Roger Ebert has said that The Rock is the heir to Arnold Schwarzenegger's throne as King of the Action Stars, and so when, in a surprise cameo, Arnold brushes by The Rock during the first minutes of The Rundown, it's surely meant as a passing of the torch.

But to consider The Rock to be the next model of Schwarzenegger's musclebound cyborg misreads what the wrestler-cum-actor is really about. The invincibility of Arnold's Cold War-era killing machines in Predator, Commando, Conan the Barbarian and Red Heat no longer jibes with America's worldview. Especially since Sept. 11, 2001, bloodsoaked and bullet-riddled action movies seem more like pornography than heroism. Even revenge fantasies don't feel right; Schwarzenegger's Collateral Damage didn't satisfy the public's anger, even when Arnold shoved a cobra down a terrorist's throat.

The post-ironic action hero has to be vulnerable but stoic, amoral but human, bad-ass but funny — in other words, the anti-Terminator (or rather, the anti-Terminator Terminator; Arnold's roles in T2 and T3 showed him getting the joke). Enter The Rock, filling the void left by two aging action stars: not just Schwarzenegger, but also Jackie Chan. Chan is more Buster Keaton than Bruce Lee, but The Rock's physicality combines Schwarzenegger's power with Chan's gymnastics; his persona is equal parts Chan likability and Arnold toughness.

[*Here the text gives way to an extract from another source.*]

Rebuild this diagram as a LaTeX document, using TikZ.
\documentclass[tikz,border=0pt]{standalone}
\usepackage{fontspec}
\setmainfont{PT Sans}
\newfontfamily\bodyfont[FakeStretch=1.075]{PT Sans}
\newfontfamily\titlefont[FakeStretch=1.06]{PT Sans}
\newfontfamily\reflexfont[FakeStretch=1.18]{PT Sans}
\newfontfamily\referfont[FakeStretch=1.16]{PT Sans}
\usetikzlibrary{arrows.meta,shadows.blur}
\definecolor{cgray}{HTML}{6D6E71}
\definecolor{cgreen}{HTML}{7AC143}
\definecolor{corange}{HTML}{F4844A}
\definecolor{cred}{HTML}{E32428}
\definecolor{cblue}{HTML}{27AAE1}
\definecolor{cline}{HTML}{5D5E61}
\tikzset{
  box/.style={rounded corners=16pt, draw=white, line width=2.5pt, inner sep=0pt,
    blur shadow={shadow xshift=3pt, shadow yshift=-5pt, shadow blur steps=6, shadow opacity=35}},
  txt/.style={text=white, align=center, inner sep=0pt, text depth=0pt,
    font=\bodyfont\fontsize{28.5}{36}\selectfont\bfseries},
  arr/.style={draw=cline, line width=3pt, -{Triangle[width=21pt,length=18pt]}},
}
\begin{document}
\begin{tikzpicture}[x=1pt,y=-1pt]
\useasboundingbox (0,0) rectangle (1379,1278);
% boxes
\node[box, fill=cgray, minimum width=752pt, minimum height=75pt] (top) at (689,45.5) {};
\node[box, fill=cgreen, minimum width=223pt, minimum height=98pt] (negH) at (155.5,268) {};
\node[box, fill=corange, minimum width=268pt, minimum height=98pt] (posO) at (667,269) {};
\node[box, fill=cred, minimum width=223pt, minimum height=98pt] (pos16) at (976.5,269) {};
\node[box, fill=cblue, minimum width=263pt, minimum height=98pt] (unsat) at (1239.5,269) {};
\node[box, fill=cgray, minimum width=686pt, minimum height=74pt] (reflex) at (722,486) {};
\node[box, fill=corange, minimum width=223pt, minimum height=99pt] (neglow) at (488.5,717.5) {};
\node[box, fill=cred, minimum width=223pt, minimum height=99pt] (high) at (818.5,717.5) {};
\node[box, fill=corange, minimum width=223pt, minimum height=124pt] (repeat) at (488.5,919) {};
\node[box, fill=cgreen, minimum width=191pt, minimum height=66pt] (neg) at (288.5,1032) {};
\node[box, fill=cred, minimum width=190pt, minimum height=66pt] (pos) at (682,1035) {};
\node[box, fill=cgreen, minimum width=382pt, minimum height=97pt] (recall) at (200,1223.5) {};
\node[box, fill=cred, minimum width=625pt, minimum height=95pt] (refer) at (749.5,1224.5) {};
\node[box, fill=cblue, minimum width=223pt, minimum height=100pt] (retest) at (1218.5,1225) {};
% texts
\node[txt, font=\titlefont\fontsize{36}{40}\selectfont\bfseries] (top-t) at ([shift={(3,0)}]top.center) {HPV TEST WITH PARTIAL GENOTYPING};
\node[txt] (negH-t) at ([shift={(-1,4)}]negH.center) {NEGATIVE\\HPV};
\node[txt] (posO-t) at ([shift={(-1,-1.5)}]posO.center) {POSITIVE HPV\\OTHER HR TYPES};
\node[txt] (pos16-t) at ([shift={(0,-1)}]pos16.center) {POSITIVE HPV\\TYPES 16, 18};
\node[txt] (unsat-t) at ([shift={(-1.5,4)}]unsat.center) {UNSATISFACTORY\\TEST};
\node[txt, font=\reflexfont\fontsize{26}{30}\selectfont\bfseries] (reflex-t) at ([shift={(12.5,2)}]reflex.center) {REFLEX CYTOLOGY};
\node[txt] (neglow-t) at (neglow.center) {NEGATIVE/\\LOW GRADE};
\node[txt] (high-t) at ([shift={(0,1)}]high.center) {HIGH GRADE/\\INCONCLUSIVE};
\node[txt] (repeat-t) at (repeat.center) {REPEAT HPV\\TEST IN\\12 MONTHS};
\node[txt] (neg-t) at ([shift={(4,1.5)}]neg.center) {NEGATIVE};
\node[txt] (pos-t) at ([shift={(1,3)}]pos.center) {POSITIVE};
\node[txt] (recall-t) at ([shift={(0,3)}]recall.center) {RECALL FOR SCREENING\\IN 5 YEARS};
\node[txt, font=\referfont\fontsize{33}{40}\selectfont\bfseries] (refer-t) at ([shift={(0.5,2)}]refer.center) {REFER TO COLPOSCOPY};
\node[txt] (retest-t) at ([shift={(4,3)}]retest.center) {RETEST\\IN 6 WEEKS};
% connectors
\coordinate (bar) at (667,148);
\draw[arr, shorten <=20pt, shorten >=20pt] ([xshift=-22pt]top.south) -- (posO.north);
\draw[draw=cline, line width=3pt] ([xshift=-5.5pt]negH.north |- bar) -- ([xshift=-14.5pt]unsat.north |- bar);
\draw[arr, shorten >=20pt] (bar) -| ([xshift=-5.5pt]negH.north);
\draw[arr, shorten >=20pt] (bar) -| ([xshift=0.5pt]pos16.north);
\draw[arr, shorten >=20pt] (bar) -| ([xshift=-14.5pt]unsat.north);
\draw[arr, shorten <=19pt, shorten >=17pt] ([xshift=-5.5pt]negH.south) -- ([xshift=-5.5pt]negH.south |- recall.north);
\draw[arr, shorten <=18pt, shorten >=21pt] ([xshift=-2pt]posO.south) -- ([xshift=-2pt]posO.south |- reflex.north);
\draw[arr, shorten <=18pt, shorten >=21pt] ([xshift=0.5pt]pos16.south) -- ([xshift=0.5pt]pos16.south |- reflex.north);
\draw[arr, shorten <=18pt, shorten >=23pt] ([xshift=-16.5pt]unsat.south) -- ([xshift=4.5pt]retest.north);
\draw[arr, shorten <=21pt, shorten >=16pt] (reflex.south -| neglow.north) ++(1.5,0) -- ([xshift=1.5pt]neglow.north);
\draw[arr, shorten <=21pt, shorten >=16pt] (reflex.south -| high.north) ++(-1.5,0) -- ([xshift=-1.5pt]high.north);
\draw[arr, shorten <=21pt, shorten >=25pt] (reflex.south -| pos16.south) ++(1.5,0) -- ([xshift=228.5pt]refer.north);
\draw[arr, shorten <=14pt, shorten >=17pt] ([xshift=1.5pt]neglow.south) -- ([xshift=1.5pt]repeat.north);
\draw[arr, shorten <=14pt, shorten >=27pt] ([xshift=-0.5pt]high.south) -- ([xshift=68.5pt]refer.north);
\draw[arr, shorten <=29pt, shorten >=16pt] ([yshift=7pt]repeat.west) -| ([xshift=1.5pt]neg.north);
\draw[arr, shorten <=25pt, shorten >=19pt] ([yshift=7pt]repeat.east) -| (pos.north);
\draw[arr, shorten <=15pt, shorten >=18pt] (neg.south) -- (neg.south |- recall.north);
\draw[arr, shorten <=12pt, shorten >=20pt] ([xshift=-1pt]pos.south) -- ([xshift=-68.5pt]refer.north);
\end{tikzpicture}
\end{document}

It isn't surprising that professional wrestling has spawned this new action star: The World Wresting Federation (now WWE, for "Entertainment") embraced irony seven years before Sept. 11, 2001, when it became clear that Reagan-era icon Hulk Hogan (remember the prayers, the training, the vitamins?) was no longer going to work as a main attraction. Without an Iron Sheik to slam or a turncoat like Saddam-supporter Sergeant Slaughter to set straight, audiences no longer responded to the Hulk's warrior piety as they had a decade ago. And so in the late '90s, WWF ringmaster Vince McMahon created two bankable new-era stars to reignite Hogan-like fervor: a vigilante anti-corporate antihero (Stone Cold Steve Austin) and a smartass superego whose mouth is his most powerful weapon. The Rock has spent the last six years cultivating this persona, generating immediate feedback in front of live audiences, making us laugh while kicking ass twice a week, 52 weeks a year. It's the perfect training regimen for a man poised to fill Chan's shoes and Arnold's tank tops.

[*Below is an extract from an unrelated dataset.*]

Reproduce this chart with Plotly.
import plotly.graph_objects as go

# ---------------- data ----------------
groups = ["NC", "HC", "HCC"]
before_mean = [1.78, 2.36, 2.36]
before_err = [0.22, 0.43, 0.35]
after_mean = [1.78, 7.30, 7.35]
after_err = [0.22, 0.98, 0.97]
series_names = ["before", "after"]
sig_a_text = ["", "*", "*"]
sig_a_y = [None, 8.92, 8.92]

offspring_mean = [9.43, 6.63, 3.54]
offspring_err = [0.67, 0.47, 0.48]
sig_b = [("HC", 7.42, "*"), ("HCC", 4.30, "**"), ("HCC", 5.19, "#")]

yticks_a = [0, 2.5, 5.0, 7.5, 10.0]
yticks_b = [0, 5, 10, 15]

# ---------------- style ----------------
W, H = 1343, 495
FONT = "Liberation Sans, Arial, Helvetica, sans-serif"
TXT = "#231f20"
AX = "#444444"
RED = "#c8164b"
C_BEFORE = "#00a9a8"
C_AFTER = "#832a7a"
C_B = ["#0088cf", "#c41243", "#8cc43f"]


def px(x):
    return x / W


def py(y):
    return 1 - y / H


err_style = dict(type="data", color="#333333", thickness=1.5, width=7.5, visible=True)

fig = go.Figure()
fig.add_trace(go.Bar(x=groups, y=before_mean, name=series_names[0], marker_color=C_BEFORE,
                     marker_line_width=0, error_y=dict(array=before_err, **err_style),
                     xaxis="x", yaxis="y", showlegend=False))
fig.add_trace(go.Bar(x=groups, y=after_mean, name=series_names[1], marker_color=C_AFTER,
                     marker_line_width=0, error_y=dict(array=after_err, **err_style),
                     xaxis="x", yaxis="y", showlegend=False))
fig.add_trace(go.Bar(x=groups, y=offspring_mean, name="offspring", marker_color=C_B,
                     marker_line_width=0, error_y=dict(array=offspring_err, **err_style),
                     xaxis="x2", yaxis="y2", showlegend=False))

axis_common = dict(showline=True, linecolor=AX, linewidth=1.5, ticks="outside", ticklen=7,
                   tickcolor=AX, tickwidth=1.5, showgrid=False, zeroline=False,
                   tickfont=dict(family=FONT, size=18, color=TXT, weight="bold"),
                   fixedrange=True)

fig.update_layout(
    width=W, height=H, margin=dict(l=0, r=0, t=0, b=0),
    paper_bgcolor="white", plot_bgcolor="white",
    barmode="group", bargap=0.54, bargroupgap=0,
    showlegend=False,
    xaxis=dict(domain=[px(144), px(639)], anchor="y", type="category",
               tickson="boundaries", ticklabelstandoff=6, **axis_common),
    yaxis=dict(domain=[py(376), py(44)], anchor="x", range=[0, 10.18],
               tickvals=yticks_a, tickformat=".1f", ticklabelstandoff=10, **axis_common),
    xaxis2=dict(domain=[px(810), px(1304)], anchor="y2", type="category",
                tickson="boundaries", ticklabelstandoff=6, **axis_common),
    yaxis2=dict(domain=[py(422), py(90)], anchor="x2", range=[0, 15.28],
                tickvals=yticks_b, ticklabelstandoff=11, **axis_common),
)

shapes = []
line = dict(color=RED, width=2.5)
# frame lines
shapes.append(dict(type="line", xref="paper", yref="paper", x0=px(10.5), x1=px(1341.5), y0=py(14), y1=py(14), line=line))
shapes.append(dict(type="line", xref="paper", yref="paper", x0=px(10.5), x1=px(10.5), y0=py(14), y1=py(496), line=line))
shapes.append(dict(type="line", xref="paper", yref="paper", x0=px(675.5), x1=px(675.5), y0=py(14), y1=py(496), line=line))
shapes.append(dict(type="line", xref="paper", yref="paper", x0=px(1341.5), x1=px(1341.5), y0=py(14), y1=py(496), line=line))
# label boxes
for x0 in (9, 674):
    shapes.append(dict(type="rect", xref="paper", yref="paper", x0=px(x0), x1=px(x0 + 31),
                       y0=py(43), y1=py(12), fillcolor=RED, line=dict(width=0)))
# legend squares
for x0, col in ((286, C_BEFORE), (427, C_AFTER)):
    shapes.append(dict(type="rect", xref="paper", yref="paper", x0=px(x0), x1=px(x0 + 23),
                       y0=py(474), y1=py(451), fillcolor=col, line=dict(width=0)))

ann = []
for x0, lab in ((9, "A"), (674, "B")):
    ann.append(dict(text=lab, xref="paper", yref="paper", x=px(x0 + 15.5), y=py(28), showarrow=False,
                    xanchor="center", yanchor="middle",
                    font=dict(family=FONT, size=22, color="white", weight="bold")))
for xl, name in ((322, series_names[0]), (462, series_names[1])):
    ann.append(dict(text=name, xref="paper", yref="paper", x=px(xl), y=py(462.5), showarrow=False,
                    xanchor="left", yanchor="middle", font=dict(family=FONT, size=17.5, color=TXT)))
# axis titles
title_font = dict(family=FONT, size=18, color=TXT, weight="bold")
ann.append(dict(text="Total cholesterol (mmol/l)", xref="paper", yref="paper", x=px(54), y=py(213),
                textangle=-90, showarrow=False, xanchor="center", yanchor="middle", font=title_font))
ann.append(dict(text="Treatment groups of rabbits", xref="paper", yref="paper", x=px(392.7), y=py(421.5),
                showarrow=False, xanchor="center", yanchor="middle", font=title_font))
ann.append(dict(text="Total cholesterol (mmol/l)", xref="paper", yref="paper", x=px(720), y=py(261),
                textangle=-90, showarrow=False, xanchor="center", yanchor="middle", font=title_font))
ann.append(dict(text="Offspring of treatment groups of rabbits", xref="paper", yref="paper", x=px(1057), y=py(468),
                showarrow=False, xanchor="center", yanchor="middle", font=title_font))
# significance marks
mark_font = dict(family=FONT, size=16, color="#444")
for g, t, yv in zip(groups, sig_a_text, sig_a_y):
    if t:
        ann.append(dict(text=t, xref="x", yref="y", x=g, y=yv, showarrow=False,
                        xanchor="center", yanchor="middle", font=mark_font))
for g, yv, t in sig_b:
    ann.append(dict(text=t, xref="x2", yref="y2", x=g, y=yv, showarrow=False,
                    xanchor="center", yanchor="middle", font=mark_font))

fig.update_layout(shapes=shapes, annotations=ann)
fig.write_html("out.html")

The standard cry against professional wrestling is that it's "fake," by which its detractors mean "scripted." Ever since Vince McMahon adopted the descriptor "Sports Entertainment" (mostly for tax purposes) for his product, howver, rasslin' has made little fuss over the "fake" argument — by that logic, all pieces of fiction are "fake." Wrestling ebbs and flows not on its scripts — which change little, except for adapting to the current political and social climate — but on how well its performers bring these scripts to life. McMahon struck gold with his anti-corporate plots, but without the force of Stone Cold and The Rock's personalities, these scripts would have just petered into wrestling irrelevance. Wrestling is scripted, for sure, but the drama is very real — anyone who has attended a Wrestlemania (like this reviewer) can attest to that. This is little different from standard genre movies, whose plots change little as the characters tweak to the times. The Rock, by the force of his stage presence and creativity with the live microphone, has demonstrated that he can create the drama and humor that we require from the best action movies. Success in genre movies is in their style, their personality — the attention to details that makes James Cameron-directed action movies great and Steven Seagal movies suck. The Rock has proved in wrestling that he is a creative force, the sort of physical and personal presence that movie audiences bond with for the same reasons we love Arnold but dismiss Seagal.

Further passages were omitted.